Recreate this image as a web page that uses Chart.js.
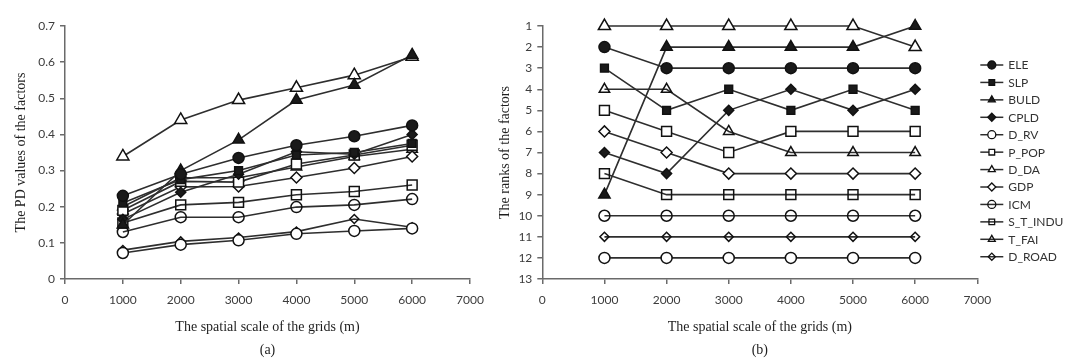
<!DOCTYPE html>
<html>
<head>
<meta charset="utf-8">
<script src="https://cdn.jsdelivr.net/npm/chart.js@4.4.1/dist/chart.umd.min.js"></script>
<style>
  html, body { margin: 0; padding: 0; background: #fff; }
  #wrap { position: relative; width: 1080px; height: 362px; overflow: hidden; }
  .box { position: absolute; top: 0; height: 362px; }
  #boxA { left: 0; width: 500px; }
  #boxB { left: 480px; width: 600px; }
</style>
</head>
<body>
<div id="wrap">
  <div class="box" id="boxA"><canvas id="pdChart"></canvas></div>
  <div class="box" id="boxB"><canvas id="rankChart"></canvas></div>
</div>
<script>
// grid sizes (m)
const gridSizes = [1000, 2000, 3000, 4000, 5000, 6000];
const factorNames = ['ELE', 'SLP', 'BULD', 'CPLD', 'D_RV', 'P_POP', 'D_DA', 'GDP', 'ICM', 'S_T_INDU', 'T_FAI', 'D_ROAD'];

// (a) PD values
const pdELE    = [0.230, 0.290, 0.335, 0.370, 0.395, 0.425];
const pdSLP    = [0.210, 0.275, 0.300, 0.343, 0.350, 0.375];
const pdBULD   = [0.150, 0.300, 0.385, 0.495, 0.537, 0.620];
const pdCPLD   = [0.165, 0.240, 0.290, 0.352, 0.345, 0.400];
const pdD_RV   = [0.072, 0.095, 0.107, 0.125, 0.133, 0.140];
const pdP_POP  = [0.190, 0.270, 0.268, 0.318, 0.343, 0.370];
const pdD_DA   = [0.339, 0.440, 0.495, 0.529, 0.564, 0.615];
const pdGDP    = [0.180, 0.255, 0.256, 0.281, 0.307, 0.339];
const pdICM    = [0.130, 0.171, 0.171, 0.199, 0.205, 0.221];
const pdS_T    = [0.155, 0.205, 0.212, 0.233, 0.242, 0.260];
const pdT_FAI  = [0.200, 0.280, 0.280, 0.310, 0.339, 0.359];
const pdD_ROAD = [0.080, 0.104, 0.115, 0.131, 0.166, 0.143];

// (b) ranks
const rkELE    = [2, 3, 3, 3, 3, 3];
const rkSLP    = [3, 5, 4, 5, 4, 5];
const rkBULD   = [9, 2, 2, 2, 2, 1];
const rkCPLD   = [7, 8, 5, 4, 5, 4];
const rkD_RV   = [12, 12, 12, 12, 12, 12];
const rkP_POP  = [5, 6, 7, 6, 6, 6];
const rkD_DA   = [1, 1, 1, 1, 1, 2];
const rkGDP    = [6, 7, 8, 8, 8, 8];
const rkICM    = [10, 10, 10, 10, 10, 10];
const rkS_T    = [8, 9, 9, 9, 9, 9];
const rkT_FAI  = [4, 4, 6, 7, 7, 7];
const rkD_ROAD = [11, 11, 11, 11, 11, 11];

const pdSeries = [pdELE, pdSLP, pdBULD, pdCPLD, pdD_RV, pdP_POP, pdD_DA, pdGDP, pdICM, pdS_T, pdT_FAI, pdD_ROAD];
const rankSeries = [rkELE, rkSLP, rkBULD, rkCPLD, rkD_RV, rkP_POP, rkD_DA, rkGDP, rkICM, rkS_T, rkT_FAI, rkD_ROAD];

// marker look per factor
const BLACK = '#1a1a1a', WHITE = '#ffffff', NONE = 'rgba(255,255,255,0)';
const markerStyles = [
  { shape: 'circle',   fill: BLACK, r: 5.5 },
  { shape: 'rect',     fill: BLACK, r: 5.5 },
  { shape: 'triangle', fill: BLACK, r: 6.5 },
  { shape: 'rectRot',  fill: BLACK, r: 5 },
  { shape: 'circle',   fill: WHITE, r: 5.5 },
  { shape: 'rect',     fill: WHITE, r: 7 },
  { shape: 'triangle', fill: WHITE, r: 7 },
  { shape: 'rectRot',  fill: WHITE, r: 5.5 },
  { shape: 'circle',   fill: NONE,  r: 5.5 },
  { shape: 'rect',     fill: NONE,  r: 7 },
  { shape: 'triangle', fill: NONE,  r: 6 },
  { shape: 'rectRot',  fill: NONE,  r: 4.5 }
];

const LINE = '#2e2e2e';
const AXIS = '#6a6a6a';
const SANS = 'Lato, "Open Sans", sans-serif';
const SERIF = '"Liberation Serif", "DejaVu Serif", serif';

function buildDatasets(series) {
  return series.map((vals, i) => {
    const st = markerStyles[i];
    return {
      label: factorNames[i],
      data: vals.map((v, j) => ({ x: gridSizes[j], y: v })),
      borderColor: LINE,
      borderWidth: 1.6,
      pointStyle: st.shape,
      pointRadius: st.r,
      pointBackgroundColor: st.fill,
      pointBorderColor: '#111',
      pointBorderWidth: 1.5,
      tension: 0,
      fill: false,
      clip: false
    };
  });
}

function xAxis(caption) {
  return {
    type: 'linear',
    min: 0,
    max: 7000,
    afterFit: s => { s.height = 83; },
    ticks: {
      stepSize: 1000,
      padding: 9,
      color: '#3c3c3c',
      font: { family: SANS, size: 12 },
      callback: v => String(v)
    },
    grid: { display: true, drawOnChartArea: false, drawTicks: true, tickLength: 5, color: AXIS, lineWidth: 1.5 },
    border: { display: true, color: AXIS, width: 1.5 },
    title: {
      display: true,
      text: ['The spatial scale of the grids (m)', caption],
      color: '#1e1e1e',
      font: { family: SERIF, size: 14, lineHeight: 1.65 },
      padding: { top: 0, bottom: 0 }
    }
  };
}

// simple line+marker legend drawn to the right of the rank chart
const sideLegend = {
  id: 'sideLegend',
  afterDraw(chart) {
    const ctx = chart.ctx;
    const x0 = chart.chartArea.right + 3;
    const y0 = 65;
    const step = 17.43;
    ctx.save();
    chart.data.datasets.forEach((ds, i) => {
      const y = y0 + i * step;
      ctx.strokeStyle = LINE;
      ctx.lineWidth = 1.5;
      ctx.beginPath();
      ctx.moveTo(x0, y);
      ctx.lineTo(x0 + 23, y);
      ctx.stroke();
      ctx.fillStyle = ds.pointBackgroundColor;
      ctx.strokeStyle = '#111';
      ctx.lineWidth = 1.3;
      Chart.helpers.drawPoint(ctx, { pointStyle: ds.pointStyle, radius: Math.min(ds.pointRadius, 5) * 0.8, borderWidth: 1.3 }, x0 + 11.5, y);
      ctx.fillStyle = '#333';
      ctx.font = '12px ' + SANS;
      ctx.textBaseline = 'middle';
      ctx.textAlign = 'left';
      ctx.fillText(ds.label, x0 + 28, y + 0.5);
    });
    ctx.restore();
  }
};

new Chart(document.getElementById('pdChart'), {
  type: 'line',
  data: { datasets: buildDatasets(pdSeries) },
  options: {
    responsive: true,
    maintainAspectRatio: false,
    animation: false,
    layout: { padding: { left: 10, top: 26, right: 30, bottom: 0 } },
    plugins: { legend: { display: false }, tooltip: { enabled: false } },
    scales: {
      x: xAxis('(a)'),
      y: {
        min: 0,
        max: 0.7,
        afterFit: s => { s.width = 55; },
        ticks: { stepSize: 0.1, padding: 5, color: '#3c3c3c', font: { family: SANS, size: 12 } },
        grid: { display: true, drawOnChartArea: false, drawTicks: true, tickLength: 5, color: AXIS, lineWidth: 1.5 },
        border: { display: true, color: AXIS, width: 1.5 },
        title: {
          display: true,
          text: 'The PD values of the factors',
          color: '#1e1e1e',
          font: { family: SERIF, size: 14, lineHeight: 1.2 },
          padding: { top: 3, bottom: 0 }
        }
      }
    }
  }
});

new Chart(document.getElementById('rankChart'), {
  type: 'line',
  data: { datasets: buildDatasets(rankSeries) },
  options: {
    responsive: true,
    maintainAspectRatio: false,
    animation: false,
    layout: { padding: { left: 14, top: 26, right: 102.7, bottom: 0 } },
    plugins: { legend: { display: false }, tooltip: { enabled: false } },
    scales: {
      x: xAxis('(b)'),
      y: {
        reverse: true,
        min: 1,
        max: 13,
        afterFit: s => { s.width = 48.3; },
        ticks: { stepSize: 1, padding: 5, color: '#3c3c3c', font: { family: SANS, size: 12 } },
        grid: { display: true, drawOnChartArea: false, drawTicks: true, tickLength: 5, color: AXIS, lineWidth: 1.5 },
        border: { display: true, color: AXIS, width: 1.5 },
        title: {
          display: true,
          text: 'The ranks of the factors',
          color: '#1e1e1e',
          font: { family: SERIF, size: 14, lineHeight: 1.2 },
          padding: { top: 3, bottom: 0 }
        }
      }
    }
  },
  plugins: [sideLegend]
});
</script>
</body>
</html>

──────────

Copy exactly the lines running from the beginning of the listing through the line that has "const rkD_ROAD = [11, 11, 11, 11, 11, 11];". Drop the pictures.

**RESPONSE TO THE TASK:**
Recreate this image as a web page that uses Chart.js.
<!DOCTYPE html>
<html>
<head>
<meta charset="utf-8">
<script src="https://cdn.jsdelivr.net/npm/chart.js@4.4.1/dist/chart.umd.min.js"></script>
<style>
  html, body { margin: 0; padding: 0; background: #fff; }
  #wrap { position: relative; width: 1080px; height: 362px; overflow: hidden; }
  .box { position: absolute; top: 0; height: 362px; }
  #boxA { left: 0; width: 500px; }
  #boxB { left: 480px; width: 600px; }
</style>
</head>
<body>
<div id="wrap">
  <div class="box" id="boxA"><canvas id="pdChart"></canvas></div>
  <div class="box" id="boxB"><canvas id="rankChart"></canvas></div>
</div>
<script>
// grid sizes (m)
const gridSizes = [1000, 2000, 3000, 4000, 5000, 6000];
const factorNames = ['ELE', 'SLP', 'BULD', 'CPLD', 'D_RV', 'P_POP', 'D_DA', 'GDP', 'ICM', 'S_T_INDU', 'T_FAI', 'D_ROAD'];

// (a) PD values
const pdELE    = [0.230, 0.290, 0.335, 0.370, 0.395, 0.425];
const pdSLP    = [0.210, 0.275, 0.300, 0.343, 0.350, 0.375];
const pdBULD   = [0.150, 0.300, 0.385, 0.495, 0.537, 0.620];
const pdCPLD   = [0.165, 0.240, 0.290, 0.352, 0.345, 0.400];
const pdD_RV   = [0.072, 0.095, 0.107, 0.125, 0.133, 0.140];
const pdP_POP  = [0.190, 0.270, 0.268, 0.318, 0.343, 0.370];
const pdD_DA   = [0.339, 0.440, 0.495, 0.529, 0.564, 0.615];
const pdGDP    = [0.180, 0.255, 0.256, 0.281, 0.307, 0.339];
const pdICM    = [0.130, 0.171, 0.171, 0.199, 0.205, 0.221];
const pdS_T    = [0.155, 0.205, 0.212, 0.233, 0.242, 0.260];
const pdT_FAI  = [0.200, 0.280, 0.280, 0.310, 0.339, 0.359];
const pdD_ROAD = [0.080, 0.104, 0.115, 0.131, 0.166, 0.143];

// (b) ranks
const rkELE    = [2, 3, 3, 3, 3, 3];
const rkSLP    = [3, 5, 4, 5, 4, 5];
const rkBULD   = [9, 2, 2, 2, 2, 1];
const rkCPLD   = [7, 8, 5, 4, 5, 4];
const rkD_RV   = [12, 12, 12, 12, 12, 12];
const rkP_POP  = [5, 6, 7, 6, 6, 6];
const rkD_DA   = [1, 1, 1, 1, 1, 2];
const rkGDP    = [6, 7, 8, 8, 8, 8];
const rkICM    = [10, 10, 10, 10, 10, 10];
const rkS_T    = [8, 9, 9, 9, 9, 9];
const rkT_FAI  = [4, 4, 6, 7, 7, 7];
const rkD_ROAD = [11, 11, 11, 11, 11, 11];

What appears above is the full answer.